_Task objective:_ Repeat each line exactly, leaving nothing out.

· · · · · · ·

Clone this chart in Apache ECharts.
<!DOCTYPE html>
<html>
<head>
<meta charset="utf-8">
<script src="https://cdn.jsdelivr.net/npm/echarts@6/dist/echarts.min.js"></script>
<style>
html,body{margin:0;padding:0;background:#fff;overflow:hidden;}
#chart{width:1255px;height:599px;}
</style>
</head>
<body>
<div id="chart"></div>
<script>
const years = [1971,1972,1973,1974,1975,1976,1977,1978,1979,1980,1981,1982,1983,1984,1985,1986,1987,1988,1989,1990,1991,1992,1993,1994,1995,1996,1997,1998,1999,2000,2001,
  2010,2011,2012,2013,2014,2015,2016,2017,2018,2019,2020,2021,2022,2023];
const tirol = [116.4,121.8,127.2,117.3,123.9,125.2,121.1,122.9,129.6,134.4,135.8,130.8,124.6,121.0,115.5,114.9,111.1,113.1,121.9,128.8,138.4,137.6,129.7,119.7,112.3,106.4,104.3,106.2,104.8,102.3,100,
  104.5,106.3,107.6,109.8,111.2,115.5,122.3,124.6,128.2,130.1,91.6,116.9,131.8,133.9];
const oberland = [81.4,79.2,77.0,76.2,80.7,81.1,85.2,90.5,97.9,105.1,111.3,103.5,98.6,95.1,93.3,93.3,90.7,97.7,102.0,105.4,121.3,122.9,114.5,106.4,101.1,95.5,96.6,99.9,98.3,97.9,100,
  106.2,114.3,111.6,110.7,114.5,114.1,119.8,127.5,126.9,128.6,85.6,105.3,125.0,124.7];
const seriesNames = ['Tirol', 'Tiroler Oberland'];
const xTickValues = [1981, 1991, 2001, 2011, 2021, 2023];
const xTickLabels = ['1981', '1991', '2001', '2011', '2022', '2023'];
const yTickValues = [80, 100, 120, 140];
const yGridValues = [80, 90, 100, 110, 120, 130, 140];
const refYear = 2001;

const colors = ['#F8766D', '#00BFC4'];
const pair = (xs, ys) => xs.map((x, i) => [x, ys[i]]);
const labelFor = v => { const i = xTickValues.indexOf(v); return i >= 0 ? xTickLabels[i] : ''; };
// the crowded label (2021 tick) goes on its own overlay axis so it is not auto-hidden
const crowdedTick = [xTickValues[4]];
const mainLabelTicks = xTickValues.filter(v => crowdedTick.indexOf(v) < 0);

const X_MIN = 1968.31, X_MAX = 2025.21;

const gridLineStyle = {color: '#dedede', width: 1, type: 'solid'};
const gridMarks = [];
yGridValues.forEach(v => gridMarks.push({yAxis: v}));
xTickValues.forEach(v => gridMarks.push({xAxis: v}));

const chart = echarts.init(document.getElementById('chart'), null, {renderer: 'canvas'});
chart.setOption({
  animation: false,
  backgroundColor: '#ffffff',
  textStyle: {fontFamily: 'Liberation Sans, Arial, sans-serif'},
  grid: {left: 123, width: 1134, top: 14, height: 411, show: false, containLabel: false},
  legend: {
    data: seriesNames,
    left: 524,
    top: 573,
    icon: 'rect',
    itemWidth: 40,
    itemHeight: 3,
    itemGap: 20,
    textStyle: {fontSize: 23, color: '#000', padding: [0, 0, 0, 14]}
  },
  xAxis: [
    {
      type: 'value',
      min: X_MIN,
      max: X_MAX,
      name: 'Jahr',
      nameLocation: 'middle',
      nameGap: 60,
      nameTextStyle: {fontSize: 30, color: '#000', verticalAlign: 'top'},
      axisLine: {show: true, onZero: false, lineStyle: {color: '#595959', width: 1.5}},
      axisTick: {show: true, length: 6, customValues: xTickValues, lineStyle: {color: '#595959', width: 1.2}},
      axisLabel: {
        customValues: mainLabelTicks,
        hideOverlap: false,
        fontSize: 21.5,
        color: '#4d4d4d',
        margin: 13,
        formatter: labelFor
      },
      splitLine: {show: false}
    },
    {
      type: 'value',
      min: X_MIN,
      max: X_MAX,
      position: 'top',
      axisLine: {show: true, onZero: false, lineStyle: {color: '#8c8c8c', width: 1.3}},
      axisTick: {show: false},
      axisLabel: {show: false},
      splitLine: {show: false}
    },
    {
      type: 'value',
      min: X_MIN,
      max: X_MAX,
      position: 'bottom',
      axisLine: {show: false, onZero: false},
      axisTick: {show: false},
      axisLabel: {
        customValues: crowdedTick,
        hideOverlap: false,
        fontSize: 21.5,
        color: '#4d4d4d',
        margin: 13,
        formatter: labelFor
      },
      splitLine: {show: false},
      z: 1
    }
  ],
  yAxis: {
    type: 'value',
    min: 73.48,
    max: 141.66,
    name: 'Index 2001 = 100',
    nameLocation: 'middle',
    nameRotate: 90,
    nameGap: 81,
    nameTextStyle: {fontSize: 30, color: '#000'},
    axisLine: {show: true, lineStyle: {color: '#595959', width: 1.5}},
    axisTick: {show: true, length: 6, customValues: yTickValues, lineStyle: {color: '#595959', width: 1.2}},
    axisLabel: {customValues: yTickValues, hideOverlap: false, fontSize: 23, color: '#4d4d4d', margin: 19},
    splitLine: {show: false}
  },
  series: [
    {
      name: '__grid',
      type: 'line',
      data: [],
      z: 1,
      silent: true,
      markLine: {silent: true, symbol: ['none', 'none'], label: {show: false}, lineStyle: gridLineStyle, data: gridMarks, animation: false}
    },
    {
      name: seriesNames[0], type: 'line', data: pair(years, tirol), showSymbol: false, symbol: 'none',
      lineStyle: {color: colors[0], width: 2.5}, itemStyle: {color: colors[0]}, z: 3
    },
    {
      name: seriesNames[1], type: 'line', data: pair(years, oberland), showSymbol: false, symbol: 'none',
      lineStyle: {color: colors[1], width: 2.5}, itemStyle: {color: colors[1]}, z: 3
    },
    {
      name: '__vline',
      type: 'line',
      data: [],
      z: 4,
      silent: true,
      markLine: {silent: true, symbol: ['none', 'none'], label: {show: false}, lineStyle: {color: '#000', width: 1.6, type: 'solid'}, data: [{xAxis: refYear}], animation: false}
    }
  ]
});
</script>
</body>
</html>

· · · · · · ·

_Worked solution:_
Clone this chart in Apache ECharts.
<!DOCTYPE html>
<html>
<head>
<meta charset="utf-8">
<script src="https://cdn.jsdelivr.net/npm/echarts@6/dist/echarts.min.js"></script>
<style>
html,body{margin:0;padding:0;background:#fff;overflow:hidden;}
#chart{width:1255px;height:599px;}
</style>
</head>
<body>
<div id="chart"></div>
<script>
const years = [1971,1972,1973,1974,1975,1976,1977,1978,1979,1980,1981,1982,1983,1984,1985,1986,1987,1988,1989,1990,1991,1992,1993,1994,1995,1996,1997,1998,1999,2000,2001,
  2010,2011,2012,2013,2014,2015,2016,2017,2018,2019,2020,2021,2022,2023];
const tirol = [116.4,121.8,127.2,117.3,123.9,125.2,121.1,122.9,129.6,134.4,135.8,130.8,124.6,121.0,115.5,114.9,111.1,113.1,121.9,128.8,138.4,137.6,129.7,119.7,112.3,106.4,104.3,106.2,104.8,102.3,100,
  104.5,106.3,107.6,109.8,111.2,115.5,122.3,124.6,128.2,130.1,91.6,116.9,131.8,133.9];
const oberland = [81.4,79.2,77.0,76.2,80.7,81.1,85.2,90.5,97.9,105.1,111.3,103.5,98.6,95.1,93.3,93.3,90.7,97.7,102.0,105.4,121.3,122.9,114.5,106.4,101.1,95.5,96.6,99.9,98.3,97.9,100,
  106.2,114.3,111.6,110.7,114.5,114.1,119.8,127.5,126.9,128.6,85.6,105.3,125.0,124.7];
const seriesNames = ['Tirol', 'Tiroler Oberland'];
const xTickValues = [1981, 1991, 2001, 2011, 2021, 2023];
const xTickLabels = ['1981', '1991', '2001', '2011', '2022', '2023'];
const yTickValues = [80, 100, 120, 140];
const yGridValues = [80, 90, 100, 110, 120, 130, 140];
const refYear = 2001;

const colors = ['#F8766D', '#00BFC4'];
const pair = (xs, ys) => xs.map((x, i) => [x, ys[i]]);
const labelFor = v => { const i = xTickValues.indexOf(v); return i >= 0 ? xTickLabels[i] : ''; };
// the crowded label (2021 tick) goes on its own overlay axis so it is not auto-hidden
const crowdedTick = [xTickValues[4]];
const mainLabelTicks = xTickValues.filter(v => crowdedTick.indexOf(v) < 0);

const X_MIN = 1968.31, X_MAX = 2025.21;

const gridLineStyle = {color: '#dedede', width: 1, type: 'solid'};
const gridMarks = [];
yGridValues.forEach(v => gridMarks.push({yAxis: v}));
xTickValues.forEach(v => gridMarks.push({xAxis: v}));

const chart = echarts.init(document.getElementById('chart'), null, {renderer: 'canvas'});
chart.setOption({
  animation: false,
  backgroundColor: '#ffffff',
  textStyle: {fontFamily: 'Liberation Sans, Arial, sans-serif'},
  grid: {left: 123, width: 1134, top: 14, height: 411, show: false, containLabel: false},
  legend: {
    data: seriesNames,
    left: 524,
    top: 573,
    icon: 'rect',
    itemWidth: 40,
    itemHeight: 3,
    itemGap: 20,
    textStyle: {fontSize: 23, color: '#000', padding: [0, 0, 0, 14]}
  },
  xAxis: [
    {
      type: 'value',
      min: X_MIN,
      max: X_MAX,
      name: 'Jahr',
      nameLocation: 'middle',
      nameGap: 60,
      nameTextStyle: {fontSize: 30, color: '#000', verticalAlign: 'top'},
      axisLine: {show: true, onZero: false, lineStyle: {color: '#595959', width: 1.5}},
      axisTick: {show: true, length: 6, customValues: xTickValues, lineStyle: {color: '#595959', width: 1.2}},
      axisLabel: {
        customValues: mainLabelTicks,
        hideOverlap: false,
        fontSize: 21.5,
        color: '#4d4d4d',
        margin: 13,
        formatter: labelFor
      },
      splitLine: {show: false}
    },
    {
      type: 'value',
      min: X_MIN,
      max: X_MAX,
      position: 'top',
      axisLine: {show: true, onZero: false, lineStyle: {color: '#8c8c8c', width: 1.3}},
      axisTick: {show: false},
      axisLabel: {show: false},
      splitLine: {show: false}
    },
    {
      type: 'value',
      min: X_MIN,
      max: X_MAX,
      position: 'bottom',
      axisLine: {show: false, onZero: false},
      axisTick: {show: false},
      axisLabel: {
        customValues: crowdedTick,
        hideOverlap: false,
        fontSize: 21.5,
        color: '#4d4d4d',
        margin: 13,
        formatter: labelFor
      },
      splitLine: {show: false},
      z: 1
    }
  ],
  yAxis: {
    type: 'value',
    min: 73.48,
    max: 141.66,
    name: 'Index 2001 = 100',
    nameLocation: 'middle',
    nameRotate: 90,
    nameGap: 81,
    nameTextStyle: {fontSize: 30, color: '#000'},
    axisLine: {show: true, lineStyle: {color: '#595959', width: 1.5}},
    axisTick: {show: true, length: 6, customValues: yTickValues, lineStyle: {color: '#595959', width: 1.2}},
    axisLabel: {customValues: yTickValues, hideOverlap: false, fontSize: 23, color: '#4d4d4d', margin: 19},
    splitLine: {show: false}
  },
  series: [
    {
      name: '__grid',
      type: 'line',
      data: [],
      z: 1,
      silent: true,
      markLine: {silent: true, symbol: ['none', 'none'], label: {show: false}, lineStyle: gridLineStyle, data: gridMarks, animation: false}
    },
    {
      name: seriesNames[0], type: 'line', data: pair(years, tirol), showSymbol: false, symbol: 'none',
      lineStyle: {color: colors[0], width: 2.5}, itemStyle: {color: colors[0]}, z: 3
    },
    {
      name: seriesNames[1], type: 'line', data: pair(years, oberland), showSymbol: false, symbol: 'none',
      lineStyle: {color: colors[1], width: 2.5}, itemStyle: {color: colors[1]}, z: 3
    },
    {
      name: '__vline',
      type: 'line',
      data: [],
      z: 4,
      silent: true,
      markLine: {silent: true, symbol: ['none', 'none'], label: {show: false}, lineStyle: {color: '#000', width: 1.6, type: 'solid'}, data: [{xAxis: refYear}], animation: false}
    }
  ]
});
</script>
</body>
</html>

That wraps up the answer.